Friday, February 27, 2009

He's Not a Fairy Godmother

"So You Don't Want to Go to Church Anymore"--an unexpected journey, by Wayne Jacobsen and Dave Coleman. This is the title of the book I'm reading now, but the title doesn't really tell what the book is about. The authors aren't writing about not wanting to go inside a building and sit in a service. The journey spoken of challenges the reader to wonder if he is just "going through the motions of Christianity" when what he really wants to do is "mine the depths of what it really means to live deeply in Christ."

We hear this story from Jake's point of view. He meets a man named John who has so much wisdom that he wonders if this could be the apostle of Jesus. At one point in the book Jake is having many problems and questions God's care for him. After all, hasn't he done a lot for God?

John says, "You think suffering is a sign of God's displeasure with you. Didn't Job make that mistake? Suffering often indicates that (in the suffering-my addition) God is setting us free from something so that we can follow and embrace him more deeply. Walking in his life will always mean you are living against the grain. Don't expect your circumstances to conform easily to this journey. They will resist it at every turn. God wants to teach you how to walk with him through these things so that you can know a joy and peace that transcends circumstance."

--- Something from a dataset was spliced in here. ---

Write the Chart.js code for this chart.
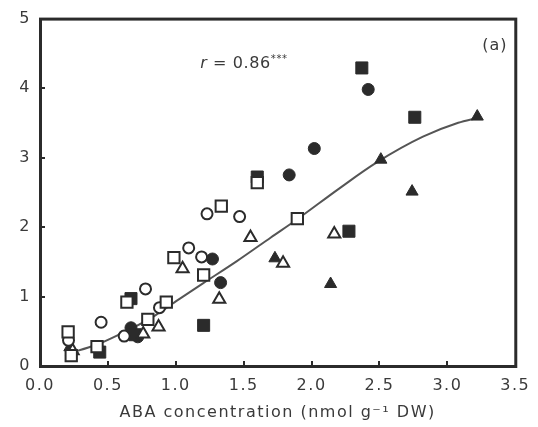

This part struck me because I sometimes want to fall back into that way of thinking. If I do good, then God will certainly have to reward me for my efforts. Haven't we been taught that in church--in school--in society? In school, effort equals grades, awards, acceptance, popularity. In society, it is special tributes, mention in the newspaper, television interviews, and money. In church--stars or gifts for memorizing our Bible verses, coming to church and working our you-know-what off in various ministries.

When my girls were young, if they attended Sunday School for one full year without missing, they received a gold lapel pin. We were out of town one week end and overslept, missing SS. I hurried around and sat them down with a Bible story. Then I called (believe it or not!) the SS person in charge of keeping the records and asked if that could be counted as SS so my girls could still get their pin. Of course, I got his permission and my girls got their pin. Which, by the way, I bet they have no idea where those pins are now. I don't think the perfect attendance made one whit of difference to them, but it did to me.

John goes on to tell Jake that "the hardest thing you'll learn in this journey is to give up the illusion of controlling your own life or that you can manipulate God to bless you."...... "God is not a fairy godmother who waves the magic wand to make everything the way we want it. You won't get far if you question his love for you whenever he doesn't meet your expectations."

Here's the kicker that Jake has to tell John. "He's your father.---He loves you." He has to tell Jake that through it all, "he will never forsake you." How is it, with Jake being an assistant pastor, he never learned that?

I know for a fact that in my own life God never left me. He's brought me through some pretty rough times--times that should have destroyed me. When it was all over and I looked back, I could hear him say, "See. I never left you. I walked through it with you. I didn't forsake you then, and I won't do it now."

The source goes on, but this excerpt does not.